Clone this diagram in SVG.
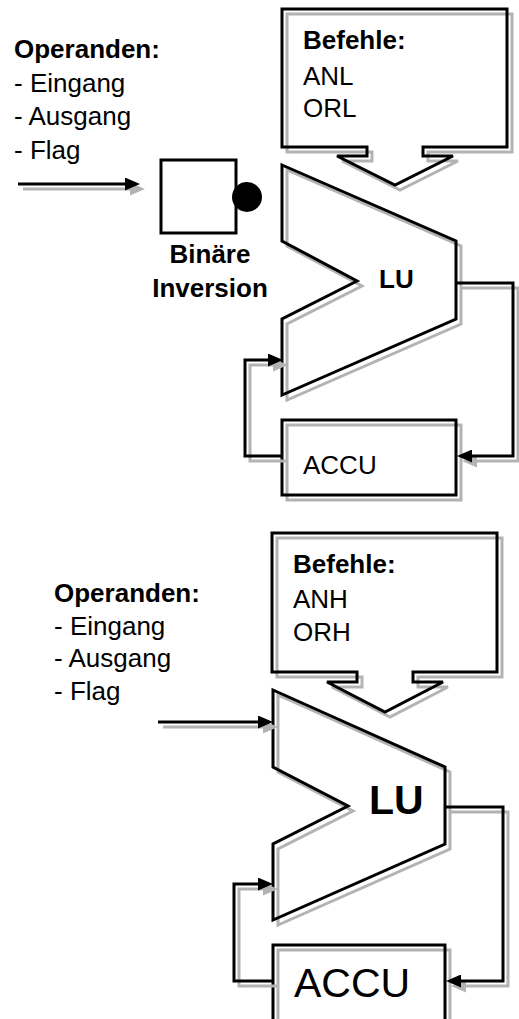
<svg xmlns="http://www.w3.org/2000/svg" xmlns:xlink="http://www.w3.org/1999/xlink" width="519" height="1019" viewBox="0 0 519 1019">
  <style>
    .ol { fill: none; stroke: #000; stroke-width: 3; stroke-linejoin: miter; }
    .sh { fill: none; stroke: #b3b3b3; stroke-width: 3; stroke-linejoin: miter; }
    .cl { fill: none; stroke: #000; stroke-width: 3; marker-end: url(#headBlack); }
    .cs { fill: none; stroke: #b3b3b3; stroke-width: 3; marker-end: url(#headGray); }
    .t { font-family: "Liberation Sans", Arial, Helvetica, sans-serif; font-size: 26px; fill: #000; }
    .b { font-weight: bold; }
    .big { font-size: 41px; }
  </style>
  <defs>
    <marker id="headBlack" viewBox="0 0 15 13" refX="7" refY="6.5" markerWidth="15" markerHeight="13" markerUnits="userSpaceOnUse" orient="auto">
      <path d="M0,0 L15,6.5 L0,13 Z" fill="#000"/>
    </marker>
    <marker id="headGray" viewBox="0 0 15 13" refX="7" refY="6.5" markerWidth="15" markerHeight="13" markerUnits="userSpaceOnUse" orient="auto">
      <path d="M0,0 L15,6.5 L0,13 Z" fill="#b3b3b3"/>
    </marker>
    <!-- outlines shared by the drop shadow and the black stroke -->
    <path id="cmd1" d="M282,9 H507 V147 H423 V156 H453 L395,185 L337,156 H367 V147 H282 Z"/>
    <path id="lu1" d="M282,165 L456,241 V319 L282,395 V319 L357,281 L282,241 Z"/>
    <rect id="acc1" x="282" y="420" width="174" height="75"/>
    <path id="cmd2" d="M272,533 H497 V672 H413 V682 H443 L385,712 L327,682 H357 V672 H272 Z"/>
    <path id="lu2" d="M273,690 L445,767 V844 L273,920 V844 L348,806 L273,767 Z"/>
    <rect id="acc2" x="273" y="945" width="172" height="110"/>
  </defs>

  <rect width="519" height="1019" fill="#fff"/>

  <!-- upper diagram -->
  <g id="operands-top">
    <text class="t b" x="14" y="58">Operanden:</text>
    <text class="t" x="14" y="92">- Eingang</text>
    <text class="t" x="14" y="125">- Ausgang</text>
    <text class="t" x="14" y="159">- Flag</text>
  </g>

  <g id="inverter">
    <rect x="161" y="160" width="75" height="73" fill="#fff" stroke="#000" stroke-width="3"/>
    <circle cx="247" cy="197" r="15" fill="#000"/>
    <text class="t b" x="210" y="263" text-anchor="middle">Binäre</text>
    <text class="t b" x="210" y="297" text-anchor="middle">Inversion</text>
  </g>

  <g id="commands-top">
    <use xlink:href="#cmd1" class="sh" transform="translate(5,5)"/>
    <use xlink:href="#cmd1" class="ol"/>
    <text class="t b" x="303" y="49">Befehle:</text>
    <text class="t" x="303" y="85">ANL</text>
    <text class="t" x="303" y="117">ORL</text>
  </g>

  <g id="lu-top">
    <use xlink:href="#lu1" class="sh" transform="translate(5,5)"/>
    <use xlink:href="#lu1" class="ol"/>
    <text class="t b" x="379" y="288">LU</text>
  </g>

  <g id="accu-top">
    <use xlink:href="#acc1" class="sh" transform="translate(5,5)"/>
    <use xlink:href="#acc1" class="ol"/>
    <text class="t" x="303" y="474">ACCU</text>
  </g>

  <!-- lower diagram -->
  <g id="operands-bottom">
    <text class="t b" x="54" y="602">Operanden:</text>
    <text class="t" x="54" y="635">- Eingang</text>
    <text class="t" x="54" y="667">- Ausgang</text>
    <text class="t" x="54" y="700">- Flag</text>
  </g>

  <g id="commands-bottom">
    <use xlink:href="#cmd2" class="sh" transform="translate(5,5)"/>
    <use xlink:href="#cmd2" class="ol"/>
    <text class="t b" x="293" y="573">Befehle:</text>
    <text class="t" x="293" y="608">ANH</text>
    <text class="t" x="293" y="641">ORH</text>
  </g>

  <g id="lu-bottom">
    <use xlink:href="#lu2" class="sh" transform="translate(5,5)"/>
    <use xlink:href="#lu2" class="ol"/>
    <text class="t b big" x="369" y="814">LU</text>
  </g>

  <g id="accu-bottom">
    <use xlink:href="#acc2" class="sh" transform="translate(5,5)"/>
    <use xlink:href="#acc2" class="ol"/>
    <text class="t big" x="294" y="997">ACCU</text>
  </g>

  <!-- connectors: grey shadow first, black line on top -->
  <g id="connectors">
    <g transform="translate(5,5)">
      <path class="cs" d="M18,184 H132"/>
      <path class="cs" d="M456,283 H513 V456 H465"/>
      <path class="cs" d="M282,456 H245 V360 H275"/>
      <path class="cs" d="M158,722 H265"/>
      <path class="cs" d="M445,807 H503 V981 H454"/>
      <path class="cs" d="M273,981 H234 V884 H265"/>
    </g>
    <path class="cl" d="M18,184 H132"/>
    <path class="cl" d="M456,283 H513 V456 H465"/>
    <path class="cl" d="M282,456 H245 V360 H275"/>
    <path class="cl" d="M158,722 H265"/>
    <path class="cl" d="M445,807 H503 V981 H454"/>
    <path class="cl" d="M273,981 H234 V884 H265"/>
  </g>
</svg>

-=-=-=-=-

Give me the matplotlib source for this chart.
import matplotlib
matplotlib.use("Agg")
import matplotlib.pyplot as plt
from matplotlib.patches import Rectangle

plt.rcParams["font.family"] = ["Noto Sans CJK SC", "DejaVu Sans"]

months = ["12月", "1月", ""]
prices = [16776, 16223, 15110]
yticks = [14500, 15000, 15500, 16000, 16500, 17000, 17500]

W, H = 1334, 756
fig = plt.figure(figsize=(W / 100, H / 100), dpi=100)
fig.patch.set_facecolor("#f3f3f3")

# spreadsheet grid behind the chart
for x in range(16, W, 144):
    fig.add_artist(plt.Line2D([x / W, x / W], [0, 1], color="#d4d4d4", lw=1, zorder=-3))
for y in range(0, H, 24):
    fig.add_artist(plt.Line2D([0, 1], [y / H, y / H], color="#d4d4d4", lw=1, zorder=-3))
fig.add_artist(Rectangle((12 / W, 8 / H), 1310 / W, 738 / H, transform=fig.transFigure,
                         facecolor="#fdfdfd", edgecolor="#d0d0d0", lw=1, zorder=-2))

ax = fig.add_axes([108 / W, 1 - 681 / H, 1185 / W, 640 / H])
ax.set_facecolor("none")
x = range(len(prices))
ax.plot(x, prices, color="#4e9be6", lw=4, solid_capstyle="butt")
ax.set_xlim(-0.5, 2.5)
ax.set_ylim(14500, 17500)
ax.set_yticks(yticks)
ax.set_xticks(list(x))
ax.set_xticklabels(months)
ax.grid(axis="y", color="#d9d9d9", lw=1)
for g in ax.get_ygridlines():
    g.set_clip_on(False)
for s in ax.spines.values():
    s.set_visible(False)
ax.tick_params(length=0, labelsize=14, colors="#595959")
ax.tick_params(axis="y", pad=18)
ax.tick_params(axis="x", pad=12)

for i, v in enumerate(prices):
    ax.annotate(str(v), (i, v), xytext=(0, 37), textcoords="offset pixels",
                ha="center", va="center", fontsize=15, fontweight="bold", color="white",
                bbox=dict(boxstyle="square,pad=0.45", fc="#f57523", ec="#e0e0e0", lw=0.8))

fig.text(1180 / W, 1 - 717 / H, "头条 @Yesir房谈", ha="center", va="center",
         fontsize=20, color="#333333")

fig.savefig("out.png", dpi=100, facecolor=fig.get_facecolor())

-=-=-=-=-

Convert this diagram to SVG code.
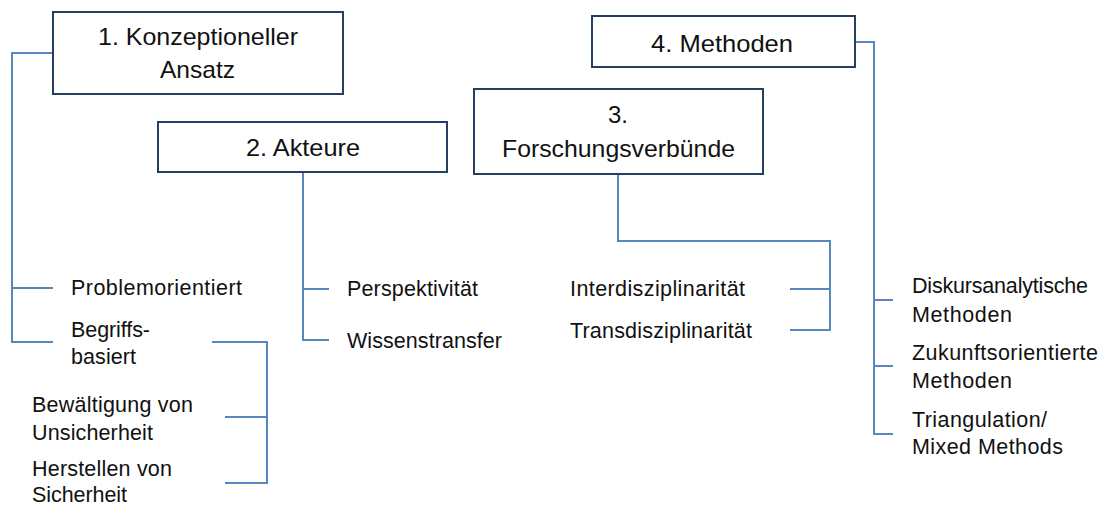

-=-=-=-=-

From the entries above, copy each line holding "diagram".

Clone this diagram in SVG.
  <!-- upper diagram -->
  <!-- lower diagram -->
Convert this diagram to SVG code.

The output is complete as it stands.